El último episodio de la guerra fría en Europa fue una carrera de armamentos protagonizada por el despliegue de misiles de alcance intermedio (llamados euromisiles: los SS-20 soviéticos y los Pershing estadounidenses -quienes también desarrollaron el misil de crucero-). La Unión Soviética no estuvo en posición de soportar el deterioro económico que le produciría la continuidad de tal incremento de gasto militar, lo que contribuyó a su opción por una solución reformista (la perestroika de Gorbachov).

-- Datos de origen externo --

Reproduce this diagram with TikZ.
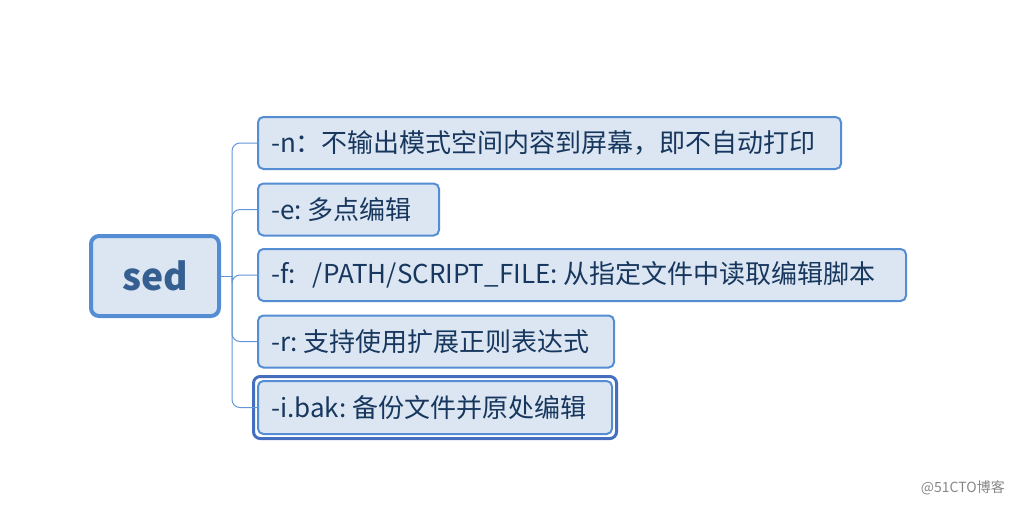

La caída del muro de Berlín en 1989 precipitó la disolución de los regímenes comunistas de Europa del Este y de la propia Unión Soviética (1991), el fin de la política de bloques y el comienzo de un nuevo orden mundial en el que la centralidad de Europa quedó cuestionada en beneficio de otros espacios, como Oriente Medio y el área del Pacífico (especialmente por la proyección geoestratégica de China y otros países emergentes). Se puso en duda incluso la capacidad de la ampliada Unión Europea para gestionar por sí misma los asuntos continentales, como demostraron las sucesivas crisis internacionales debidas a las descomposición de Yugoslavia (Guerras Yugoslavas), en las que la intervención de los Estados Unidos fue la decisiva. El peso económico de la Alemania reunificada no se tradujo en un liderazgo político continental, manteniéndose el denominado eje franco-alemán frente a la posición del Reino Unido, más proclive al mantenimiento de su relación especial transatlántica con los Estados Unidos. Por otro lado tanto la ampliación de la Unión Europea hacia el este como la imposición de soluciones contrarias a Serbia en los conflictos balcánicos fueron asuntos vistos con recelo por la reconstruida Federación Rusa. Su condición de potencia disminuida no la permitió influir en ninguno de ellos, aunque sí que pudo tensionar las relaciones internacionales de forma puntual, especialmente por el incremento de su papel en el abastecimiento energético a Europa Central (conflictos denominados guerra del gas). En cambio, en el Cáucaso sí que se consintió a Rusia la imposición de sus puntos de vista estratégicos (guerra de Chechenia, guerra de Osetia).